| WHAT IS ASKED |
Return only the lines from the top of the data down to the one that holds "import plotly.graph_objects as go", both included, without any pictures.

| DATA BLOCK |
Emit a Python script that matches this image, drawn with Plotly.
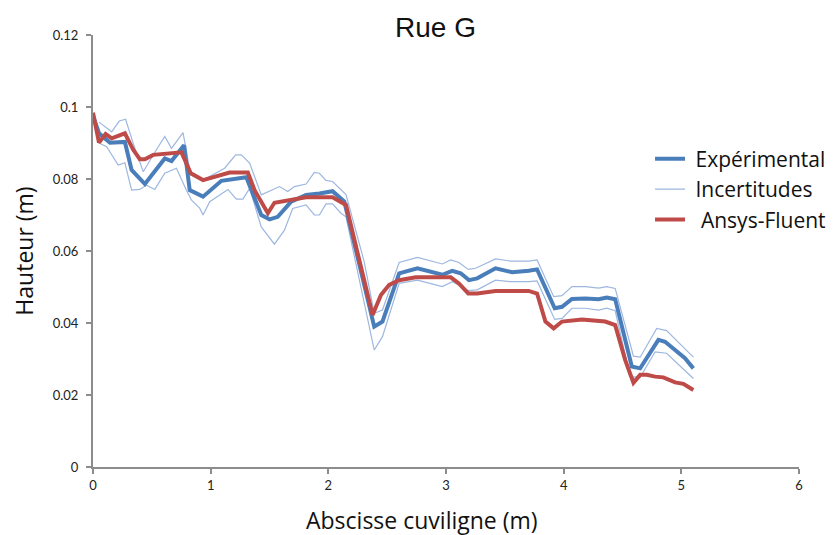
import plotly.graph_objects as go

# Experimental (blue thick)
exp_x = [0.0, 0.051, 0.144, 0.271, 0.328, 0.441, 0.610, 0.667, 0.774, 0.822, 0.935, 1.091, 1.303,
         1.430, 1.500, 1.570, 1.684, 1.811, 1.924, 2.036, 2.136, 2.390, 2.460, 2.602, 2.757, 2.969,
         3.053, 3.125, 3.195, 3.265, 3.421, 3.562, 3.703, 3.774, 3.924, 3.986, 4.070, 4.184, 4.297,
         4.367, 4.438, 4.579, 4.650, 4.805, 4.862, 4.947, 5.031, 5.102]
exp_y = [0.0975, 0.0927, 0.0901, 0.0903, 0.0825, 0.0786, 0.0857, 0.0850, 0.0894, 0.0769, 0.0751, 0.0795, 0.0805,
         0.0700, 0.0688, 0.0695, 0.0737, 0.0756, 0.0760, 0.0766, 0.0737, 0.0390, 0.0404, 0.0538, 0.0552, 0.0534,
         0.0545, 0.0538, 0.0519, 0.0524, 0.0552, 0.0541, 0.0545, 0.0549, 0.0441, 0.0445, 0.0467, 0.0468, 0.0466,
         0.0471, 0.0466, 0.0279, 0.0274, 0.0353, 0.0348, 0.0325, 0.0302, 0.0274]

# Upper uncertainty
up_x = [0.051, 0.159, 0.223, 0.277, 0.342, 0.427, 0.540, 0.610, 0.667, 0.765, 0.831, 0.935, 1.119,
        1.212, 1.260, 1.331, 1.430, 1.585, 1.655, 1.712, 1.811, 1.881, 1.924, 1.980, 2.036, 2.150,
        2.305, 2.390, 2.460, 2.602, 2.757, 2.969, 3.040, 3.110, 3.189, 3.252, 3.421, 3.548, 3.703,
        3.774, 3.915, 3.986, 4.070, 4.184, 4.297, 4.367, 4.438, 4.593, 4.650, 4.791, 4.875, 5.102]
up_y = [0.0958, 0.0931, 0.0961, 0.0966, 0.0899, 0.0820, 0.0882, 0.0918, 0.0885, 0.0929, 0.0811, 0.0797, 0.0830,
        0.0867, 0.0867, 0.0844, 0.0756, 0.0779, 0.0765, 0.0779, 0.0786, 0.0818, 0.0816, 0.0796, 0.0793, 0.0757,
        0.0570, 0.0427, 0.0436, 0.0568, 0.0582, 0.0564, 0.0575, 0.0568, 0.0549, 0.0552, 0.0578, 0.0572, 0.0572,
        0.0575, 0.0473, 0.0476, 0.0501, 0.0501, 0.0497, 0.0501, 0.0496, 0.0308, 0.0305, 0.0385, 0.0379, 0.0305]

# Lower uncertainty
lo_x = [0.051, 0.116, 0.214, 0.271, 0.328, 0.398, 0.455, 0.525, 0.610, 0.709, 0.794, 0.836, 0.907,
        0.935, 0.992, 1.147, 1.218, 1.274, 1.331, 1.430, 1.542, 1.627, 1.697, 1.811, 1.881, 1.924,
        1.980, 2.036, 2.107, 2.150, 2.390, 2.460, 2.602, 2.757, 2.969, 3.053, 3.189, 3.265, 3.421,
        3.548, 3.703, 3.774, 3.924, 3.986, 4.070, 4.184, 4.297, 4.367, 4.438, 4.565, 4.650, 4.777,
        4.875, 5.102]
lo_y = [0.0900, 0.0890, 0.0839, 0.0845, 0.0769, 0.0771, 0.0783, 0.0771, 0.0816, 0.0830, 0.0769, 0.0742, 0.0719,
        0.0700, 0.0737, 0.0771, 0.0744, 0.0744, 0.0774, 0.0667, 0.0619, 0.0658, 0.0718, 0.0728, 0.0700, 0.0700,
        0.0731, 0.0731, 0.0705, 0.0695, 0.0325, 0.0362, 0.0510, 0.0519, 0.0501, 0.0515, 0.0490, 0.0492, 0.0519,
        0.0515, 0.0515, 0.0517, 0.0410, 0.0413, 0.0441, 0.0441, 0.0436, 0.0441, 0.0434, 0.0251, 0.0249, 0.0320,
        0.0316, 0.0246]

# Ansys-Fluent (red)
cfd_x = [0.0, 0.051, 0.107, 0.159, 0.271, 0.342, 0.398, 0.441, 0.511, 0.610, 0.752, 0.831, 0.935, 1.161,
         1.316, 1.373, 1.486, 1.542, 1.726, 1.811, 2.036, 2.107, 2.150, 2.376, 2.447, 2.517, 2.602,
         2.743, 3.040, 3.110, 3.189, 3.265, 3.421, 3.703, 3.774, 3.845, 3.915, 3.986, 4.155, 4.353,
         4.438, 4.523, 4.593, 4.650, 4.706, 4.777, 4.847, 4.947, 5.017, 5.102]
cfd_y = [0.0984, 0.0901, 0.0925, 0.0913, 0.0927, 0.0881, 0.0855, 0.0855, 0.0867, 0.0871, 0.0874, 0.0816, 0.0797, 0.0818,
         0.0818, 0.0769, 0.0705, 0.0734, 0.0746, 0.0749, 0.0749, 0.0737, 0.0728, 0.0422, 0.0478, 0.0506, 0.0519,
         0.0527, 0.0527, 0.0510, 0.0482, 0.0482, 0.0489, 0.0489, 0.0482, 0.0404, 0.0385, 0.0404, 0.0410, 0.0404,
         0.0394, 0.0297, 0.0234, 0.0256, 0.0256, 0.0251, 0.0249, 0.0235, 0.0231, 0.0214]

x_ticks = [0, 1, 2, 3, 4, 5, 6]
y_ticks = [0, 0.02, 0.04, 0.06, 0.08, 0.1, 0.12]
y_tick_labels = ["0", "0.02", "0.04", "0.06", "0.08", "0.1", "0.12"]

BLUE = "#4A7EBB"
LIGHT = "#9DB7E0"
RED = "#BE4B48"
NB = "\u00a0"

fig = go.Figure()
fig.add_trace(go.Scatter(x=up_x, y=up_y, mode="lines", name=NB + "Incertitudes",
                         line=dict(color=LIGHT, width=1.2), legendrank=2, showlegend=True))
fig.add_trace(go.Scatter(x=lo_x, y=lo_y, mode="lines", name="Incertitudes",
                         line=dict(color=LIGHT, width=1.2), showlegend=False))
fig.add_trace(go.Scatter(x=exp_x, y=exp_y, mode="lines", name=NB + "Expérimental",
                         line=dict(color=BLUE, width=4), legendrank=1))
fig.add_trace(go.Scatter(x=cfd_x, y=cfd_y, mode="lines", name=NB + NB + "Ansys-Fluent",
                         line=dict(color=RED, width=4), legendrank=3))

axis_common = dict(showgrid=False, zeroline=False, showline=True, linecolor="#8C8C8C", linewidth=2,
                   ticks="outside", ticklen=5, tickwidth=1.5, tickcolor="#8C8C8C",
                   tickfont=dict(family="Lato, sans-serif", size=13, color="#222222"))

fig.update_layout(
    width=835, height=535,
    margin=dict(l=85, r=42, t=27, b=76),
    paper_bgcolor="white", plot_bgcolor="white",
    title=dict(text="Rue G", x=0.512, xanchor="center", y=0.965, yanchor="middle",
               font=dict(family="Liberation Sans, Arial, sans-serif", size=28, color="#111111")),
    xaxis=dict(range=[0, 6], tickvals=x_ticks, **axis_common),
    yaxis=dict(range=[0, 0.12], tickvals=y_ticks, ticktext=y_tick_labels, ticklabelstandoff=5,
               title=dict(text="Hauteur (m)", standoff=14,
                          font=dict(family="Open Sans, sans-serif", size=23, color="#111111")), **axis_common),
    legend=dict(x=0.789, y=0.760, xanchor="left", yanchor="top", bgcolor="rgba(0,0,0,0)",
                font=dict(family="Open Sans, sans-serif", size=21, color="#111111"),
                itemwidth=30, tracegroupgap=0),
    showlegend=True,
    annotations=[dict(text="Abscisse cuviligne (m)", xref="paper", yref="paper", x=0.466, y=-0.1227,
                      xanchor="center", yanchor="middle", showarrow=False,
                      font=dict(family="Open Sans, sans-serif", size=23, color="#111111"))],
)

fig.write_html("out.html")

| EXERCISE RESULT |
Emit a Python script that matches this image, drawn with Plotly.
import plotly.graph_objects as go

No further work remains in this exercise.